Today we have the data and analysis available to measure baseline characteristics of an application, and look for trends in a continual, real-time analysis of that data.  We want to be able to predict if an application is beginning to fail.  And we can use the data to diagnose just what is failing.  In that the team can work on fixing it before something goes wrong.

What kind of data am I talking about?  Have you ever looked at Perfmon on your computer?  In a console window, simply type Perfmon at the C prompt.  You will find a tool that lets you collect and plot an amazing number of different system and application characteristics.  Common ones are CPU utilization, network traffic, disk transfers, and page faults, but there are literally hundreds more.

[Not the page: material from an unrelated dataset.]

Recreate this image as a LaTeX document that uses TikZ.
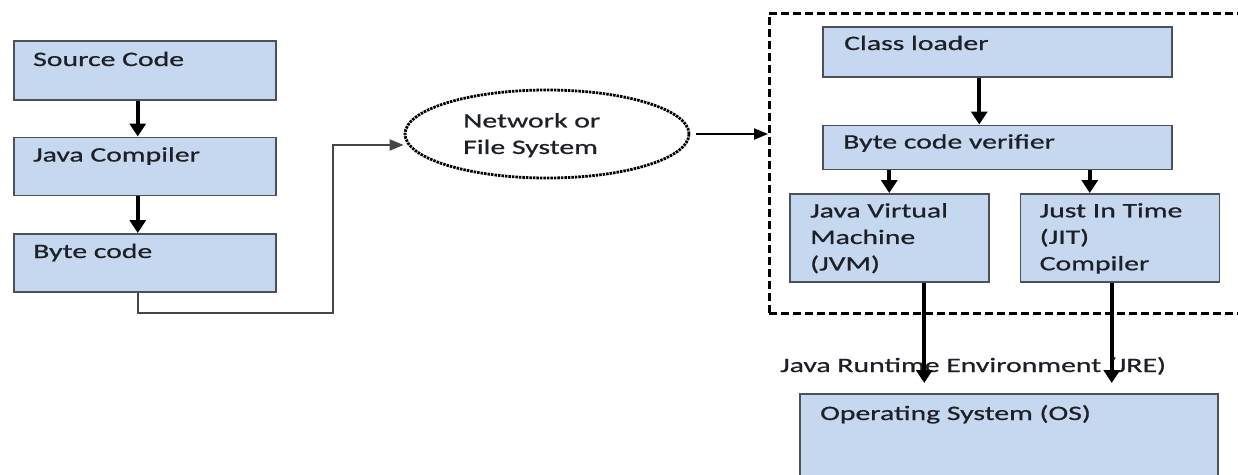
\documentclass[tikz,border=0pt]{standalone}
\usepackage{fontspec}
\setmainfont{Carlito}[FakeStretch=1.45, FakeBold=0.8]
\usetikzlibrary{positioning, arrows.meta, shapes.geometric}
\definecolor{boxfill}{RGB}{198,216,240}
\definecolor{boxline}{RGB}{75,80,90}
\definecolor{inktext}{RGB}{30,32,40}
\definecolor{linkgrey}{RGB}{70,70,70}

\begin{document}
\begin{tikzpicture}[x=1pt, y=-1pt,
    block/.style={draw=boxline, line width=1.5pt, fill=boxfill, anchor=north west, inner sep=0pt},
    lbl/.style={anchor=base west, inner sep=0pt, text=inktext, font=\fontsize{20.5}{26.5}\selectfont},
    mlbl/.style={lbl, anchor=north west, align=left},
    region/.style={draw, line width=2.5pt, dash pattern=on 8pt off 4pt, anchor=north west, inner sep=0pt},
    flow/.style={-{Triangle[width=16pt,length=13pt]}, line width=4pt},
    link/.style={-{Triangle[width=11pt,length=14pt]}, line width=2pt},
    ]
    \useasboundingbox (0,0) rectangle (1238,474);

    % compile side
    \node[block, minimum width=262pt, minimum height=59pt] (src) at (13,40) {};
    \node[block, minimum width=262pt, minimum height=58pt, below=36pt of src] (comp) {};
    \node[block, minimum width=262pt, minimum height=58pt, below=37pt of comp] (byte) {};
    \node[lbl] (srct) at ([shift={(20,26)}]src.north west) {Source Code};
    \node[lbl] (compt) at ([shift={(20,25)}]comp.north west) {Java Compiler};
    \node[lbl] (bytet) at ([shift={(20,25)}]byte.north west) {Byte code};

    % transport
    \node[ellipse, draw, line width=2.8pt, dash pattern=on 2.5pt off 1pt,
          minimum width=284pt, minimum height=88pt, inner sep=0pt] (net) at (547,134) {};
    \node[mlbl] (nett) at ([shift={(-84,-21)}]net.center) {Network or\\File System};
    \coordinate (bend) at (333,313);

    % run-time side
    \node[region, minimum width=520pt, minimum height=300pt] (jre) at (768,12) {};
    \node[block, minimum width=349pt, minimum height=50pt] (loader) at (822,26) {};
    \node[block, minimum width=349pt, minimum height=44pt, below=47pt of loader] (verif) {};
    \node[block, minimum width=199pt, minimum height=88pt] (jvm) at (789,193) {};
    \node[block, minimum width=199pt, minimum height=88pt, right=30pt of jvm] (jit) {};
    \node[block, minimum width=418pt, minimum height=120pt] (os) at (799,393) {};
    \node[lbl] (loadert) at ([shift={(22,24)}]loader.north west) {Class loader};
    \node[lbl] (veriftt) at ([shift={(21,24)}]verif.north west) {Byte code verifier};
    \node[mlbl] (jvmt) at ([shift={(21,10)}]jvm.north west) {Java Virtual\\Machine\\(JVM)};
    \node[mlbl] (jitt) at ([shift={(20,10)}]jit.north west) {Just In Time\\(JIT)\\Compiler};
    \node[lbl] (ost) at ([shift={(21,27)}]os.north west) {Operating System (OS)};
    \node[lbl] (jrelbl) at (780,372) {Java Runtime Environment (JRE)};

    % arrows
    \draw[flow] ([xshift=-7pt]src.south) -- ([xshift=-7pt]comp.north);
    \draw[flow] ([xshift=-7pt]comp.south) -- ([xshift=-7pt]byte.north);
    \draw[link, draw=linkgrey] ([xshift=-7pt]byte.south) |- (bend) |- ([yshift=-11pt]net.west);
    \draw[link, shorten <=6pt] (net.east) -- (net.east -| jre.west);
    \draw[flow] ([xshift=-18pt]loader.south) -- ([xshift=-18pt]loader.south |- verif.north);
    \draw[flow] (verif.south -| jvm.north) -- (jvm.north);
    \draw[flow] ([xshift=-30pt]jit.north |- verif.south) -- ([xshift=-30pt]jit.north);
    \draw[flow, shorten >=10pt] ([xshift=35pt]jvm.south) -- ([xshift=35pt]jvm.south |- os.north);
    \draw[flow, shorten >=10pt] ([xshift=-8pt]jit.south) -- ([xshift=-8pt]jit.south |- os.north);
\end{tikzpicture}
\end{document}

The is a Big Data sort of thing; a server farm can generate terrabytes of log and other health data every day.  It is also a DevOps initiative.  We need tools to be able to aggregate and analyze the data, and present it in a format understandable by humans (at the top level, usually a dashboard of some sort).

How does testing fit in?  Well, we’ve typically been very siloed – dev, test, ops, network, security, etc.  A key facet of DevOps is to get these silos working together as one team.  And that may mean that testing has responsibilities after deployment as well as before.  They may establish the health baseline during the testing process, and also be the ones to monitor that health during production.